Recorded data –

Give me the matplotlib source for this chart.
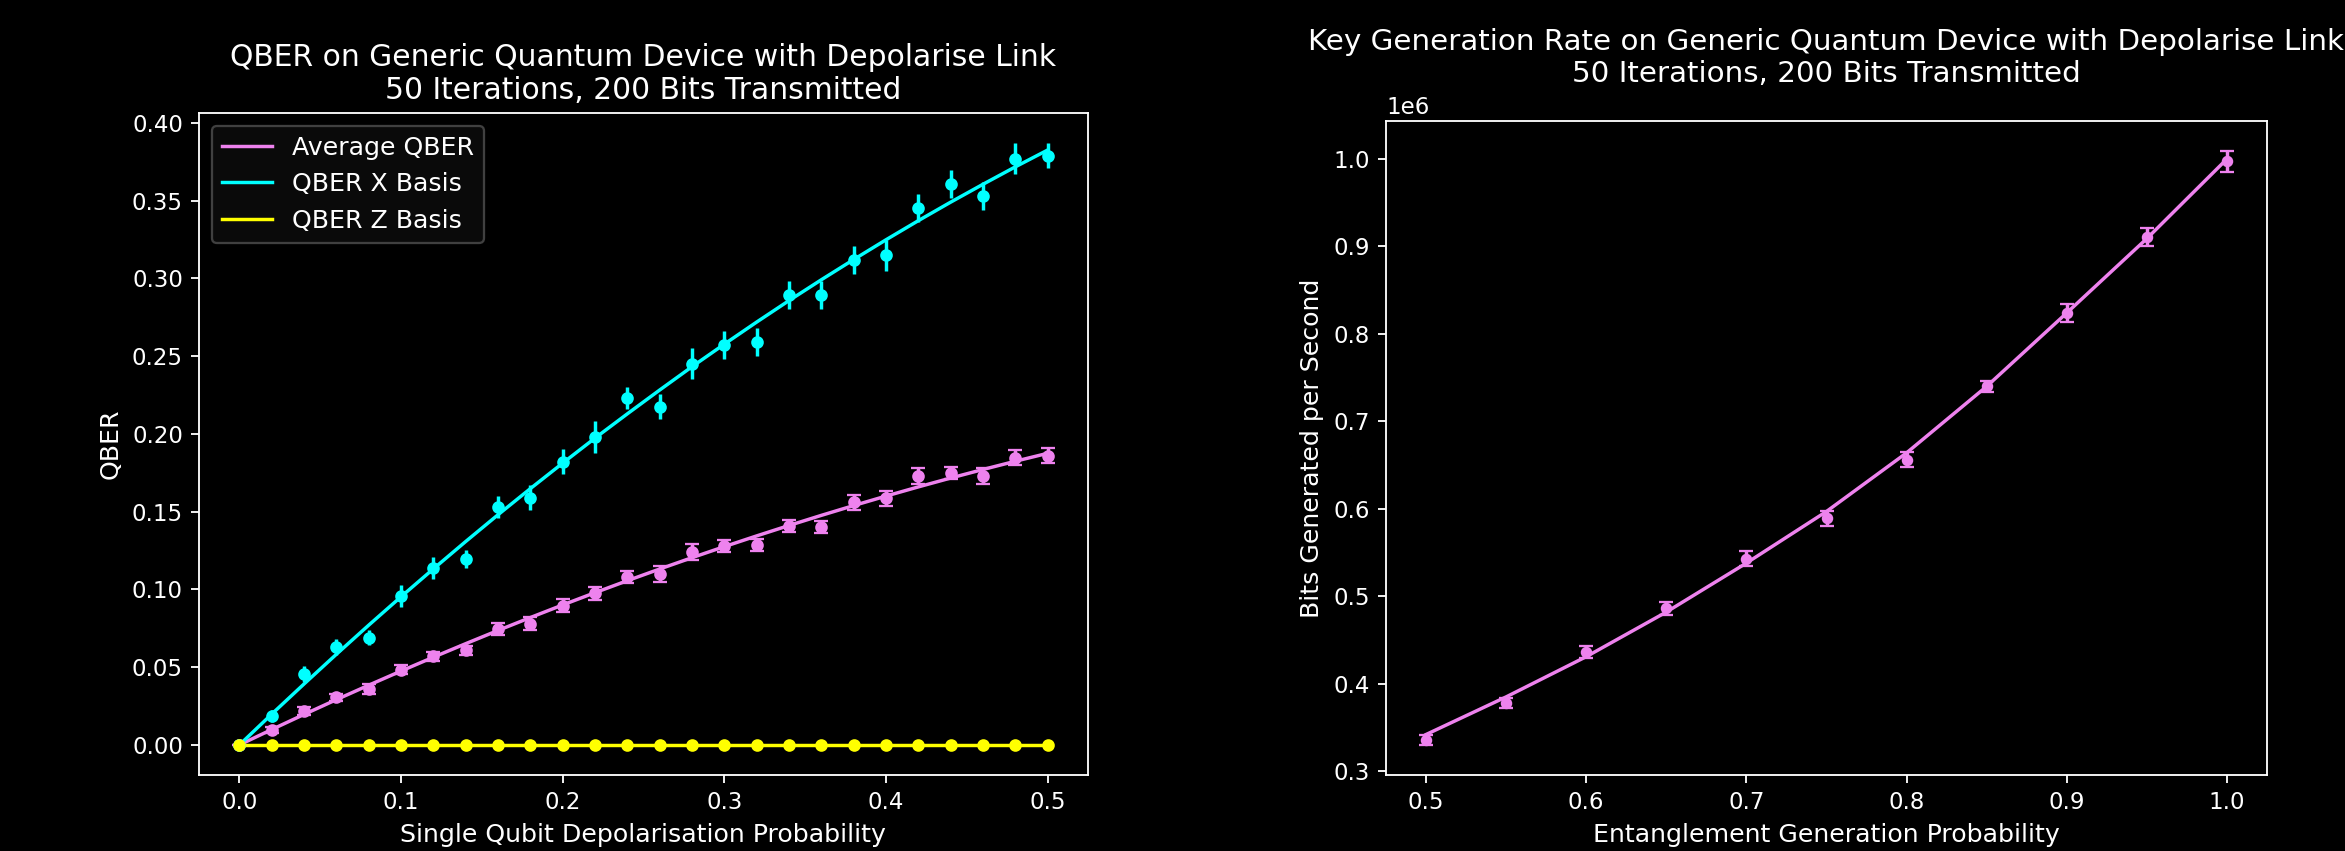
import numpy as np
import matplotlib
matplotlib.use("Agg")
import matplotlib.pyplot as plt

# ---------------- data: left panel ----------------
depol_prob = [0.00, 0.02, 0.04, 0.06, 0.08, 0.10, 0.12, 0.14, 0.16, 0.18, 0.20,
              0.22, 0.24, 0.26, 0.28, 0.30, 0.32, 0.34, 0.36, 0.38, 0.40,
              0.42, 0.44, 0.46, 0.48, 0.50]

qber_x_meas = [0.000, 0.0187, 0.0455, 0.0628, 0.0690, 0.0960, 0.1140, 0.1196, 0.1530, 0.1590, 0.1820,
               0.1980, 0.2230, 0.2176, 0.2450, 0.2570, 0.2590, 0.2890, 0.2890, 0.3120, 0.3150,
               0.3450, 0.3610, 0.3530, 0.3770, 0.3790]
qber_x_err = [0.000, 0.004, 0.005, 0.005, 0.005, 0.007, 0.007, 0.006, 0.007, 0.008, 0.008,
              0.010, 0.007, 0.008, 0.010, 0.009, 0.009, 0.009, 0.009, 0.009, 0.010,
              0.009, 0.009, 0.009, 0.010, 0.008]
qber_x_fit = [0.0000, 0.0198, 0.0392, 0.0583, 0.0770, 0.0953, 0.1132, 0.1308, 0.1480, 0.1648, 0.1812,
              0.1973, 0.2129, 0.2282, 0.2432, 0.2577, 0.2719, 0.2857, 0.2991, 0.3121, 0.3248,
              0.3371, 0.3490, 0.3605, 0.3717, 0.3825]

qber_avg_meas = [0.000, 0.0095, 0.0219, 0.0305, 0.0360, 0.0484, 0.0570, 0.0608, 0.0744, 0.0780, 0.0896,
                 0.0974, 0.1080, 0.1100, 0.1240, 0.1280, 0.1285, 0.1406, 0.1400, 0.1560, 0.1585,
                 0.1730, 0.1750, 0.1730, 0.1847, 0.1860]
qber_avg_err = [0.000, 0.002, 0.0025, 0.0025, 0.003, 0.003, 0.003, 0.003, 0.004, 0.004, 0.004,
                0.004, 0.004, 0.005, 0.005, 0.004, 0.004, 0.004, 0.004, 0.005, 0.005,
                0.005, 0.004, 0.005, 0.005, 0.005]
qber_avg_fit = [0.0000, 0.0099, 0.0196, 0.0291, 0.0384, 0.0475, 0.0564, 0.0651, 0.0736, 0.0819, 0.0900,
                0.0979, 0.1056, 0.1131, 0.1204, 0.1275, 0.1344, 0.1411, 0.1476, 0.1539, 0.1600,
                0.1659, 0.1716, 0.1771, 0.1824, 0.1875]

qber_z_meas = [0.0] * 26
qber_z_err = [0.0] * 26
qber_z_fit = [0.0] * 26

# ---------------- data: right panel ----------------
ent_prob = [0.50, 0.55, 0.60, 0.65, 0.70, 0.75, 0.80, 0.85, 0.90, 0.95, 1.00]
rate_meas = [0.3355e6, 0.3783e6, 0.4360e6, 0.4861e6, 0.5432e6, 0.5892e6,
             0.6562e6, 0.7400e6, 0.8237e6, 0.9110e6, 0.9974e6]
rate_err = [0.0058e6, 0.0058e6, 0.0070e6, 0.0070e6, 0.0086e6, 0.0086e6,
            0.0086e6, 0.0065e6, 0.0100e6, 0.0105e6, 0.0120e6]
rate_fit = [0.342e6, 0.385e6, 0.431e6, 0.482e6, 0.538e6, 0.597e6,
            0.664e6, 0.740e6, 0.824e6, 0.909e6, 1.000e6]

titles = ["QBER on Generic Quantum Device with Depolarise Link\n50 Iterations, 200 Bits Transmitted",
          "Key Generation Rate on Generic Quantum Device with Depolarise Link\n50 Iterations, 200 Bits Transmitted"]
xlabels = ["Single Qubit Depolarisation Probability", "Entanglement Generation Probability"]
ylabels = ["QBER", "Bits Generated per Second"]
legend_labels = ["Average QBER", "QBER X Basis", "QBER Z Basis"]

C_AVG = "violet"
C_X = "cyan"
C_Z = "yellow"

plt.style.use("dark_background")
fig = plt.figure(figsize=(2345 / 165, 851 / 165), dpi=165)
W, H = 2345, 851
ax1 = fig.add_axes([199 / W, 1 - 775 / H, (1088 - 199) / W, (775 - 113) / H])
ax2 = fig.add_axes([1386 / W, 1 - 775 / H, (2267 - 1386) / W, (775 - 121) / H])

TITLE_FS = 13
LABEL_FS = 11

# left panel
ax1.plot(depol_prob, qber_avg_fit, color=C_AVG, label=legend_labels[0])
ax1.plot(depol_prob, qber_x_fit, color=C_X, label=legend_labels[1])
ax1.errorbar(depol_prob, qber_avg_meas, yerr=qber_avg_err, fmt="o", color=C_AVG,
             markersize=4.5, capsize=3)
ax1.errorbar(depol_prob, qber_x_meas, yerr=qber_x_err, fmt="o", color=C_X,
             markersize=4.5)
ax1.plot(depol_prob, qber_z_fit, color=C_Z, label=legend_labels[2])
ax1.errorbar(depol_prob, qber_z_meas, yerr=qber_z_err, fmt="o", color=C_Z,
             markersize=4.5)
ax1.set_title(titles[0], fontsize=TITLE_FS)
ax1.set_xlabel(xlabels[0], fontsize=LABEL_FS)
ax1.set_ylabel(ylabels[0], fontsize=LABEL_FS)
leg = ax1.legend(loc="upper left", fontsize=LABEL_FS, facecolor="#0a0a0a",
                 edgecolor="0.25", framealpha=1.0)

# right panel
ax2.plot(ent_prob, rate_fit, color=C_AVG)
ax2.errorbar(ent_prob, rate_meas, yerr=rate_err, fmt="o", color=C_AVG,
             markersize=4, capsize=3)
ax2.set_title(titles[1], fontsize=12.8)
ax2.set_xlabel(xlabels[1], fontsize=LABEL_FS)
ax2.set_ylabel(ylabels[1], fontsize=LABEL_FS)

fig.savefig("out.png", dpi=165)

What the task asks – Go from the first line of the data above to the line containing "import matplotlib.pyplot as plt" and retype exactly those lines, both included, but none of the pictures.

Result of the exercise –
Give me the matplotlib source for this chart.
import numpy as np
import matplotlib
matplotlib.use("Agg")
import matplotlib.pyplot as plt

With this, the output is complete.